UK Christian doctor to challenge compelled speech ruling

Dr David Mackereth is a Christian doctor in the UK who was dismissed from his job for refusing to use transgender pronouns. A tribunal confirmed the decision to dismiss Dr Mackereth, despite the fact it found that his Christian religious beliefs about sexuality and gender are worthy of protection. As is increasingly happening in Australia, this is a Pyrrhic victory for religious freedom in the UK which pays lip-service to conscience rights but gives no substantive protection to Christians unfairly targeted for their faith.

Dr David Mackereth is a Christian doctor engaged as a Health and Disabilities Assessor with the Department of Work and Pensions (DWP). He challenged his dismissal, claiming he was wrongfully dismissed after refusing to use the preferred pronouns of transgender patients because of his Christian beliefs.

He offered a compromise, suggesting that he would use the person’s preferred name during a consultation. The Department rejected his proposal and gave him an ultimatum; fall in line or be fired.

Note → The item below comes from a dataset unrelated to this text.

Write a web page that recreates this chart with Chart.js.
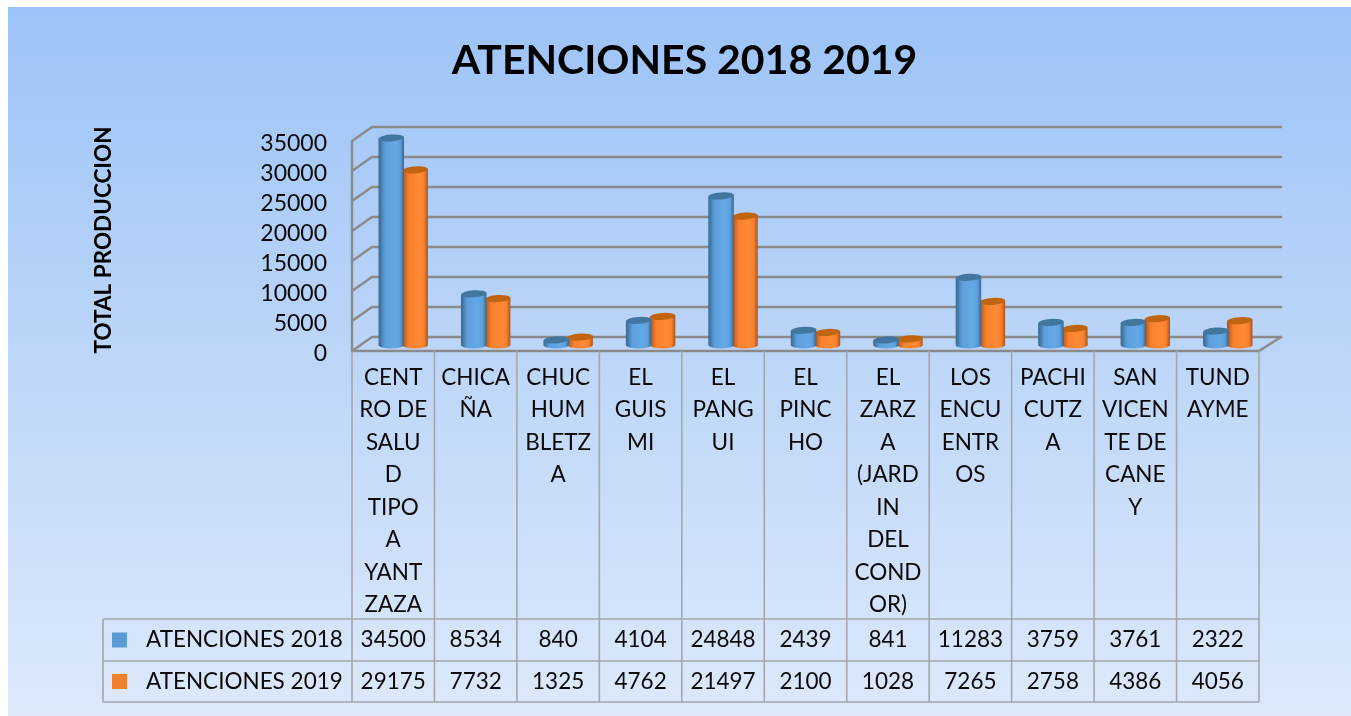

Dr Mackereth made a claim against his dismissal that was rejected by the Employment Tribunal. The tribunal ruled that his biblical beliefs about transgenderism were not worthy of protection under the Equality Act, saying that they were:

“...incompatible with human dignity and conflict with the fundamental rights of others, specifically here, transgender individuals.”

As Christian Concern wrote:

“The ruling put Dr Mackereth’s biblical beliefs on a par with neo-Nazi beliefs and was believed to be the first time in the history of English law that a judge had ruled that free citizens must engage in compelled speech.”

Dr Mackereth appealed to the Employment Appeals Tribunal, which also dismissed his claim. However, as part of its judgement, the appeals tribunal ruled that the lower tribunal had erred in its characterisation of Dr Mackereth’s views as not being worthy of protection. It affirmed that only the most seriously harmful of views should be excluded from protection in pluralistic democratic society.

Unfortunately, Dr Mackereth’s appeal was unsuccessful because the appeal tribunal ruled that the requirement to use transgender pronouns was a necessary and proportionate limit on his free speech in order to protect transgender patients.

This was a tepid nod to the importance of religious freedoms. The tribunal acknowledged that Dr Mackereth’s Christian beliefs were worthy of protection, but then failed to protect them.

Dr Mackereth has indicated he intends to appeal the appeal tribunal’s ruling:

“My case affects everyone, not just me and Bible-believing Christians, but anyone who is concerned by compelled speech and transgender ideology being enforced on the NHS and other public services.”

Associate Professor Neil Foster has noted the significance of the ruling:

“These are important propositions which will be very helpful in protection of religious free speech, and free speech generally on “gender identity” issues, in the future.”

“Whether or not Dr Mackereth pursues a further appeal process, the decision here as to recognition of the religious beliefs as worthy of protection is a welcome one.”

Dr Mackereth’s case is important because it highlights the pressures that Australian doctors are also facing. The right to freedom of religious belief and activity is a fundamental human right as set out under the International Covenant on Civil and Political Rights. It is equal in importance with the rights to life, freedom from torture and freedom from slavery.

Religious freedom rights must not only be recognised as important, they must also be protected and proportionately balanced against other competing rights. Dr Mackereth offered a sensible compromise that respected his patients and allowed him to exercise his Christian conscience.

It remains to be seen whether on appeal a Court will recognise this sensible and compassionate approach and overturn Dr Mackereth’s dismissal.